JAC Antimicrob Resist. 2020 Sep 30;2(3):dlaa068. doi: 10.1093/jacamr/dlaa068. eCollection 2020 Sep.
BACKGROUND: Understanding social and scientific drivers of antibiotic resistance is critical to help preserve antibiotic efficacy. These drivers include exposure to subinhibitory antibiotic concentrations in the environment and clinic.
OBJECTIVES: To summarize and quantify the relationship between subinhibitory fluoroquinolone exposure and antibiotic resistance and mutagenesis to better understand resistance patterns and mechanisms.
METHODS: Following PRISMA guidelines, PubMed, Web of Science and Embase were searched for primary in vitro experimental studies on subinhibitory fluoroquinolone exposure and bacterial antibiotic resistance and mutagenesis, from earliest available dates through to 2018 without language limitation. A specifically developed non-weighted tool was used to assess risk of bias.
RESULTS: Evidence from 62 eligible studies showed that subinhibitory fluoroquinolone exposure results in increased resistance to the selecting fluoroquinolone. Most increases in MIC were low (median minimum of 3.7-fold and median maximum of 32-fold) and may not be considered clinically relevant. Mechanistically, resistance is partly explained by target mutations but also changes in drug efflux. Collaterally, resistance to other fluoroquinolones and unrelated antibiotic classes also develops. The mean ± SD quality score for all studies was 2.6 ± 1.8 with a range of 0 (highest score) to 7 (lowest score).

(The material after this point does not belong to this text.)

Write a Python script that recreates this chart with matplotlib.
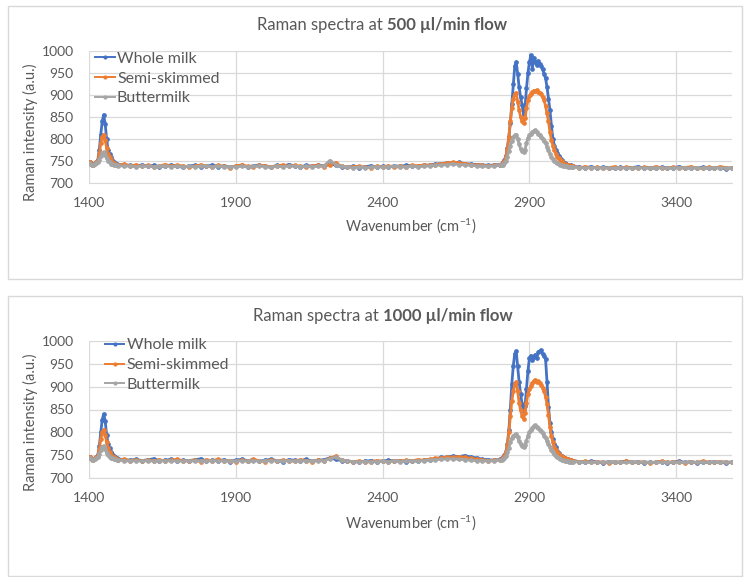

CONCLUSIONS: Low and moderate levels of resistance and efflux changes can create an opportunity for higher-level resistance or MDR. Future studies, to elucidate the genetic regulation of specific resistance mechanisms, and increased policies, including surveillance of low-level resistance changes or genomic surveillance of efflux pump genes and regulators, could serve as a predictor of MDR development.